* Objective *
The data below should be restated word for word, with every picture omitted.

* Available data *

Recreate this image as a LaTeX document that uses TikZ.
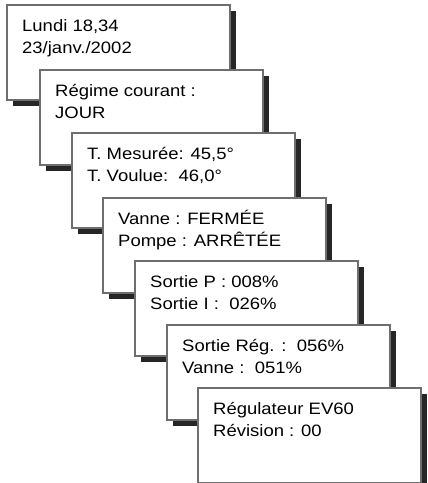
\documentclass[tikz,border=0pt]{standalone}
\usepackage{fontspec}
\setmainfont[FakeStretch=1.12]{Liberation Sans}
\usetikzlibrary{shadows}
\definecolor{boxgray}{HTML}{6E6E6E}
\definecolor{shadowgray}{HTML}{262626}
\begin{document}
\begin{tikzpicture}[x=1pt,y=-1pt,
  screen/.style={draw=boxgray, line width=1.3pt, fill=white,
    minimum width=223pt, minimum height=95pt, anchor=north west,
    inner sep=0pt, outer sep=0pt,
    drop shadow={shadow xshift=5.5pt, shadow yshift=-5.5pt, fill=shadowgray, opacity=1}},
  lines/.style={anchor=north west, inner sep=0pt, align=left,
    font=\fontsize{16.5}{22}\selectfont}]
\useasboundingbox (0,0) rectangle (428,483);
\node[screen] (b1) at (7,5) {};
\node[lines] (t1) at ([shift={(15pt,-9pt)}]b1.north west) {\rule{0pt}{17pt}Lundi 18,34\\23/janv./2002};
\node[screen] (b2) at (40,70) {};
\node[lines] (t2) at ([shift={(15pt,-9pt)}]b2.north west) {\rule{0pt}{17pt}Régime courant :\\JOUR};
\node[screen] (b3) at (72,133) {};
\node[lines] (t3) at ([shift={(15pt,-9pt)}]b3.north west) {\rule{0pt}{17pt}T. Mesurée: 45,5°\\T. Voulue:\ \ 46,0°};
\node[screen] (b4) at (103,198) {};
\node[lines] (t4) at ([shift={(15pt,-9pt)}]b4.north west) {\rule{0pt}{17pt}Vanne : FERMÉE\\Pompe : ARRÊTÉE};
\node[screen] (b5) at (135,261) {};
\node[lines] (t5) at ([shift={(15pt,-9pt)}]b5.north west) {\rule{0pt}{17pt}Sortie P : 008\%\\Sortie I :\ \ 026\%};
\node[screen] (b6) at (167,325) {};
\node[lines] (t6) at ([shift={(15pt,-9pt)}]b6.north west) {\rule{0pt}{17pt}Sortie Rég. :\ \ 056\%\\Vanne :\ \ 051\%};
\node[screen] (b7) at (198,388) {};
\node[lines] (t7) at ([shift={(15pt,-9pt)}]b7.north west) {\rule{0pt}{17pt}Régulateur EV60\\Révision : 00};
\end{tikzpicture}
\end{document}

* Correct answer *
Recreate this image as a LaTeX document that uses TikZ.
\documentclass[tikz,border=0pt]{standalone}
\usepackage{fontspec}
\setmainfont[FakeStretch=1.12]{Liberation Sans}
\usetikzlibrary{shadows}
\definecolor{boxgray}{HTML}{6E6E6E}
\definecolor{shadowgray}{HTML}{262626}
\begin{document}
\begin{tikzpicture}[x=1pt,y=-1pt,
  screen/.style={draw=boxgray, line width=1.3pt, fill=white,
    minimum width=223pt, minimum height=95pt, anchor=north west,
    inner sep=0pt, outer sep=0pt,
    drop shadow={shadow xshift=5.5pt, shadow yshift=-5.5pt, fill=shadowgray, opacity=1}},
  lines/.style={anchor=north west, inner sep=0pt, align=left,
    font=\fontsize{16.5}{22}\selectfont}]
\useasboundingbox (0,0) rectangle (428,483);
\node[screen] (b1) at (7,5) {};
\node[lines] (t1) at ([shift={(15pt,-9pt)}]b1.north west) {\rule{0pt}{17pt}Lundi 18,34\\23/janv./2002};
\node[screen] (b2) at (40,70) {};
\node[lines] (t2) at ([shift={(15pt,-9pt)}]b2.north west) {\rule{0pt}{17pt}Régime courant :\\JOUR};
\node[screen] (b3) at (72,133) {};
\node[lines] (t3) at ([shift={(15pt,-9pt)}]b3.north west) {\rule{0pt}{17pt}T. Mesurée: 45,5°\\T. Voulue:\ \ 46,0°};
\node[screen] (b4) at (103,198) {};
\node[lines] (t4) at ([shift={(15pt,-9pt)}]b4.north west) {\rule{0pt}{17pt}Vanne : FERMÉE\\Pompe : ARRÊTÉE};
\node[screen] (b5) at (135,261) {};
\node[lines] (t5) at ([shift={(15pt,-9pt)}]b5.north west) {\rule{0pt}{17pt}Sortie P : 008\%\\Sortie I :\ \ 026\%};
\node[screen] (b6) at (167,325) {};
\node[lines] (t6) at ([shift={(15pt,-9pt)}]b6.north west) {\rule{0pt}{17pt}Sortie Rég. :\ \ 056\%\\Vanne :\ \ 051\%};
\node[screen] (b7) at (198,388) {};
\node[lines] (t7) at ([shift={(15pt,-9pt)}]b7.north west) {\rule{0pt}{17pt}Régulateur EV60\\Révision : 00};
\end{tikzpicture}
\end{document}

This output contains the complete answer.